With “citizen informants,” there is a presumption of reliability where they identify themselves, but even this presumption does not “dispense with the requirement that the informant—whether citizen or otherwise— furnish underlying facts sufficiently detailed to cause a reasonable person to believe that a crime had been committed....” People v. Ramey 16 Cal3d. 263, at 269 (1976).
In dealing with a tipster issue, the following are some important things we ask trial courts and DMV hearing officer’s to consider:
• Was the report made by an anonymous tipster, government agent, or citizen informant?
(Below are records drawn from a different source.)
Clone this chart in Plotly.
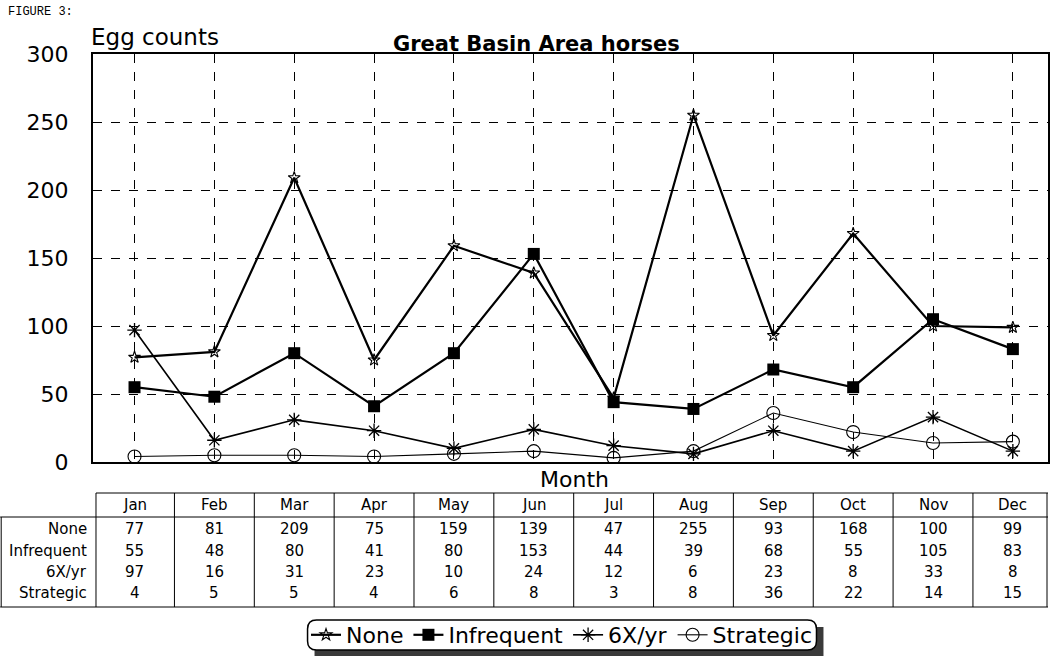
import plotly.graph_objects as go

months = ["Jan", "Feb", "Mar", "Apr", "May", "Jun", "Jul", "Aug", "Sep", "Oct", "Nov", "Dec"]
none_vals = [77, 81, 209, 75, 159, 139, 47, 255, 93, 168, 100, 99]
infrequent_vals = [55, 48, 80, 41, 80, 153, 44, 39, 68, 55, 105, 83]
six_vals = [97, 16, 31, 23, 10, 24, 12, 6, 23, 8, 33, 8]
strategic_vals = [4, 5, 5, 4, 6, 8, 3, 8, 36, 22, 14, 15]
series_names = ["None", "Infrequent", "6X/yr", "Strategic"]
y_ticks = [0, 50, 100, 150, 200, 250, 300]

FONT = "DejaVu Sans, Liberation Sans, Arial, sans-serif"
W, H = 1051, 659
L, R, T, B = 93, 1, 54, 197
PLOT_BOTTOM = H - B
PH = H - T - B
PW = W - L - R


def py(ypx):
    return (PLOT_BOTTOM - ypx) / PH


def pxx(xpx):
    return (xpx - L) / PW


xi = list(range(len(months)))
fig = go.Figure()
styles = [
    (none_vals, dict(symbol="star-open", size=9, color="black", line=dict(width=1.1, color="black")), 2.2),
    (infrequent_vals, dict(symbol="square", size=12, color="black"), 2.2),
    (six_vals, dict(symbol="asterisk-open", size=12, color="black", line=dict(width=1.3, color="black")), 1.6),
    (strategic_vals, dict(symbol="circle-open", size=13, color="black", line=dict(width=1.1, color="black")), 1.1),
]
for name, (vals, mk, lw) in zip(series_names, styles):
    fig.add_trace(go.Scatter(x=xi, y=vals, mode="lines+markers", name=name,
                             line=dict(color="black", width=lw), marker=mk))

shapes = []
ann = []
LINE = dict(color="black", width=1)
# Table geometry (pixels)
top_line, head_line, bottom_line = 493, 517, 607
row_y = [529, 551, 572, 593]
shapes.append(dict(type="line", xref="paper", yref="paper", x0=pxx(96), x1=1, y0=py(top_line), y1=py(top_line), line=LINE))
shapes.append(dict(type="line", xref="paper", yref="paper", x0=pxx(0), x1=1, y0=py(head_line), y1=py(head_line), line=LINE))
shapes.append(dict(type="line", xref="paper", yref="paper", x0=pxx(0), x1=1, y0=py(bottom_line), y1=py(bottom_line), line=LINE))
shapes.append(dict(type="line", xref="paper", yref="paper", x0=pxx(96), x1=pxx(96), y0=py(top_line), y1=py(bottom_line), line=LINE))
shapes.append(dict(type="line", xref="paper", yref="paper", x0=pxx(1), x1=pxx(1), y0=py(head_line), y1=py(bottom_line), line=LINE))
for i in range(len(months) - 1):
    shapes.append(dict(type="line", xref="x", yref="paper", x0=i + 0.5, x1=i + 0.5, y0=py(top_line), y1=py(bottom_line), line=LINE))
shapes.append(dict(type="line", xref="paper", yref="paper", x0=pxx(1049), x1=pxx(1049), y0=py(top_line), y1=py(bottom_line), line=LINE))

TF = dict(size=15, family=FONT, color="black")
for i, m in enumerate(months):
    ann.append(dict(x=i, y=py(505), xref="x", yref="paper", yanchor="middle", text=m, showarrow=False, font=TF))
for r, (name, vals) in enumerate(zip(series_names, [none_vals, infrequent_vals, six_vals, strategic_vals])):
    ann.append(dict(x=pxx(89), y=py(row_y[r]), xref="paper", yref="paper", yanchor="middle", text=name,
                    showarrow=False, xanchor="right", font=TF))
    for i, v in enumerate(vals):
        ann.append(dict(x=i, y=py(row_y[r]), xref="x", yref="paper", yanchor="middle", text=str(v),
                        showarrow=False, font=TF))

ann.append(dict(x=pxx(576), y=py(479), xref="paper", yref="paper", yanchor="middle", text="Month", showarrow=False,
                font=dict(size=22, family=FONT, color="black")))
ann.append(dict(x=pxx(89), y=py(37), xref="paper", yref="paper", yanchor="middle", text="Egg counts", showarrow=False,
                xanchor="left", font=dict(size=23, family=FONT, color="black")))
ann.append(dict(x=pxx(537), y=py(44), xref="paper", yref="paper", yanchor="middle", text="<b>Great Basin Area horses</b>",
                showarrow=False, font=dict(size=21, family=FONT, color="black")))
ann.append(dict(x=pxx(6), y=py(12), xref="paper", yref="paper", yanchor="middle", text="FIGURE 3:", showarrow=False,
                xanchor="left", font=dict(size=12, family="Liberation Mono, Courier New, monospace", color="black")))

# legend frame: shadow + rounded white box
lx0, lx1, ly0, ly1 = 308, 818, 620, 650
rad = 9
shapes.append(dict(type="rect", xref="paper", yref="paper", x0=pxx(lx0 + 7), x1=pxx(lx1 + 7),
                   y0=py(ly0 + 7), y1=py(ly1 + 6), fillcolor="#3a3a3a", line=dict(width=0)))


def rpath(x0, x1, y0, y1, r):
    X = lambda v: f"{pxx(v):.5f}"
    Y = lambda v: f"{py(v):.5f}"
    return (f"M {X(x0 + r)} {Y(y0)} L {X(x1 - r)} {Y(y0)} Q {X(x1)} {Y(y0)} {X(x1)} {Y(y0 + r)} "
            f"L {X(x1)} {Y(y1 - r)} Q {X(x1)} {Y(y1)} {X(x1 - r)} {Y(y1)} "
            f"L {X(x0 + r)} {Y(y1)} Q {X(x0)} {Y(y1)} {X(x0)} {Y(y1 - r)} "
            f"L {X(x0)} {Y(y0 + r)} Q {X(x0)} {Y(y0)} {X(x0 + r)} {Y(y0)} Z")


shapes.append(dict(type="path", xref="paper", yref="paper", path=rpath(lx0, lx1, ly0, ly1, rad),
                   fillcolor="white", line=dict(color="black", width=1.5)))

fig.update_layout(
    width=W, height=H,
    margin=dict(l=L, r=R, t=T, b=B),
    paper_bgcolor="white", plot_bgcolor="white",
    showlegend=True,
    legend=dict(orientation="h", x=pxx((lx0 + lx1) / 2), xanchor="center", y=py((ly0 + ly1) / 2), yanchor="middle",
                borderwidth=0, bgcolor="rgba(0,0,0,0)",
                font=dict(size=22, family=FONT, color="black"), itemwidth=30),
    xaxis=dict(range=[-0.52, 11.44], tickvals=xi, showticklabels=False, showgrid=True,
               gridcolor="black", griddash="dash", gridwidth=0.8, zeroline=False,
               showline=True, linecolor="black", linewidth=2, mirror=True, ticks=""),
    yaxis=dict(range=[0, 300], tickvals=y_ticks, showgrid=True, gridcolor="black", griddash="dash",
               gridwidth=0.8, zeroline=False, showline=True, linecolor="black", linewidth=2, mirror=True,
               ticks="", tickfont=dict(size=22, family=FONT, color="black"), ticklabelstandoff=18),
    shapes=shapes, annotations=ann,
)

fig.write_html("out.html", config={"displayModeBar": False},
               post_script="document.body.style.margin='0';document.body.style.overflow='hidden';")
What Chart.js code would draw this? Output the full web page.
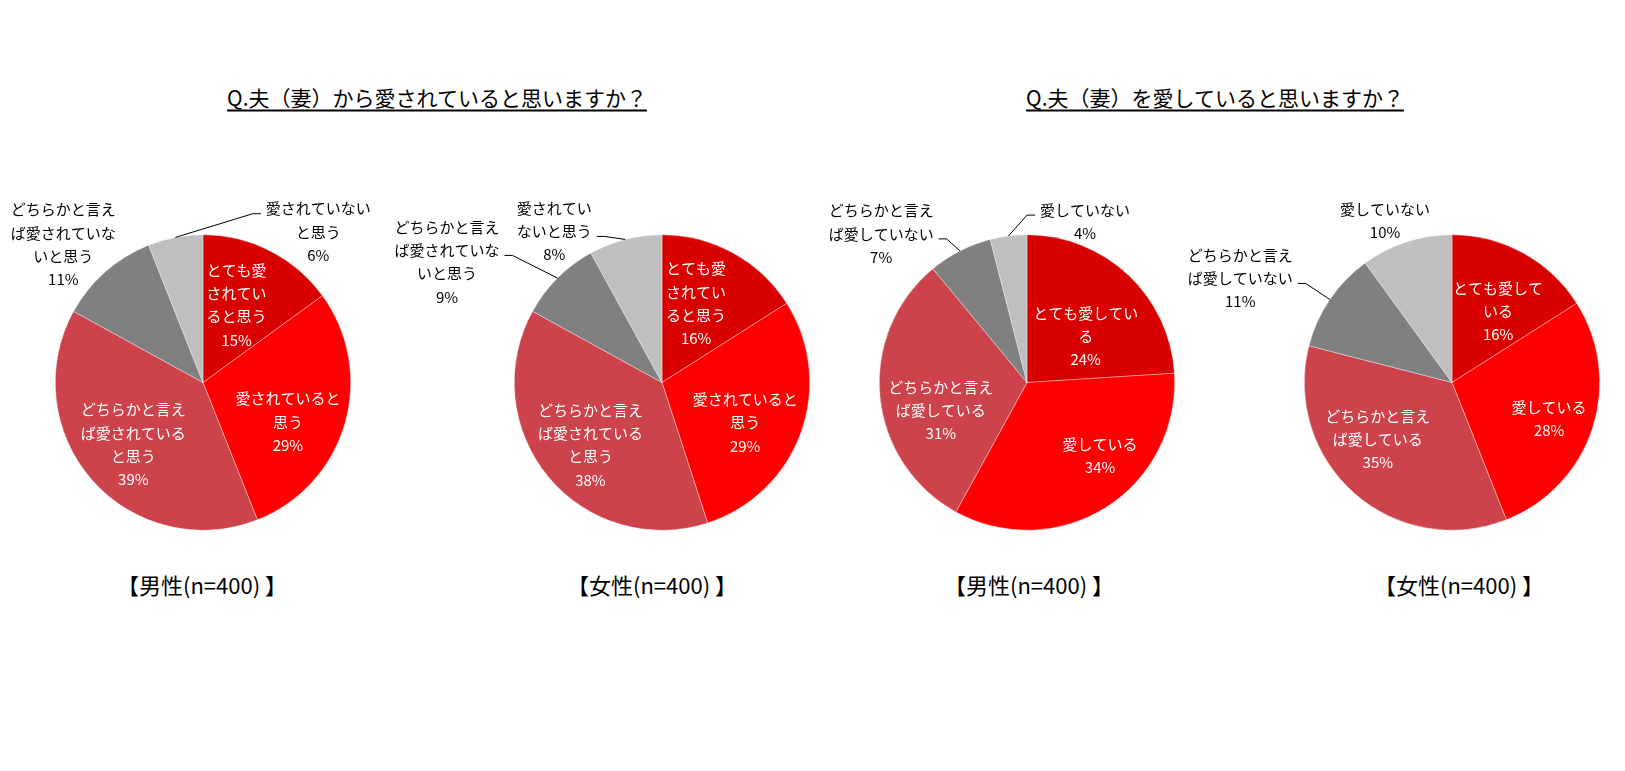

• Was the call made to a general police line or with the 911 system? If the tipster refused to identify himself, then that would tend to refute the assumption in Navarette that he knew the 911 system could trace a false report back to him. If the prosecution fails to establish that the caller used the 911 system, then the trial court should not assume so (be ready to object to any conclusory testimony or argument in this regard).
• Did it sound like the caller was speaking under the stress of excitement?
• To what extent did the caller identify the motorist and vehicle?
• Did the caller describe the basis for his conclusion that the suspect was drunk or impaired, and if so, to what extent was the reported conduct consistent with DUI or just a minor traffic violation?
• Did the caller give predictive information about the driver’s future movements?
• What facts, if any, heightened the need for immediate action (e.g., driving through a carnival or out on some country road)?
• Did the officer independently observe anything about the motorist or vehicle that gave him independent grounds to make an enforcement stop? If the tip is sufficiently reliable then no independent observation is necessary, but if the driving observation is for more than five minutes without an observed violation, then any reasonable suspicion was arguably dispelled.
The prosecution bears the burden of proof when it comes to a warrantless detention, and the constitutionality of a detention is determined by what the officer knew at the time he made the stop.